A security deposit is money the tenant gives the landlord at the beginning of the lease term to reduce the landlord’s risk that the tenant will not cover some of the tenant’s obligations under the lease agreement. Most residential landlords will require tenants to put down a security deposit when the lease agreement is signed.
Each state has its own laws governing residential real estate agreements and security deposits, but in general, a security deposit may be taken by the landlord to protect against the tenant’s failure to pay rent, or to cover the cost of repairs if the tenant damages the property.

In addition to the security deposit, a landlord may also collect the last month’s rent at the time the lease agreement is signed. This sum is collected specifically to cover the rent for the last month of the lease agreement in advance and is in addition to the security deposit. 

Collecting the Security Deposit

Typically, a landlord will collect an amount equal to one month’s rent each for the last month’s rent and the security deposit. If the rent is increased during the tenancy, the landlord may request that the tenant pay an additional sum for both the last month’s rent and the security deposit so that each of those sums equal the current monthly rent payment.

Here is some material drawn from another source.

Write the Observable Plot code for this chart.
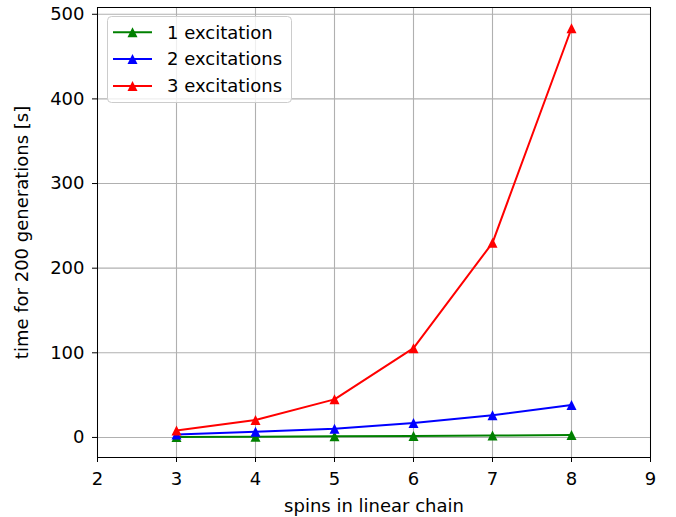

If the landlord seeks a security deposit, the landlord and tenant should each inspect the property so that any existing damage to the property can be documented and agreed-upon. It is a good idea to take photographs of any existing damage at the beginning of the tenancy to show that the damage was not caused during the tenant’s occupation of the property. The landlord should provide the tenant with a receipt for both the security deposit and the last month’s rent to document what was paid.

Returning the Security Deposit

The security deposit must be returned to the tenant within a specific period of time after the termination of the tenancy. The time within which the landlord must return the security deposit to the tenant is established by law, but it is typically 30 days. In some states, the landlord is required to pay the tenant interest on both the security deposit and the last month’s rent at the end of the tenancy.

If the landlord is going to keep all or part of the security deposit, the landlord is required to notify the tenant of the reason for failing to refund all of the tenant’s security deposit. The landlord may not hold any portion of the tenant’s security deposit to cover normal wear and tear to the property, or to improve the property beyond the condition it was in when the tenant first took occupancy.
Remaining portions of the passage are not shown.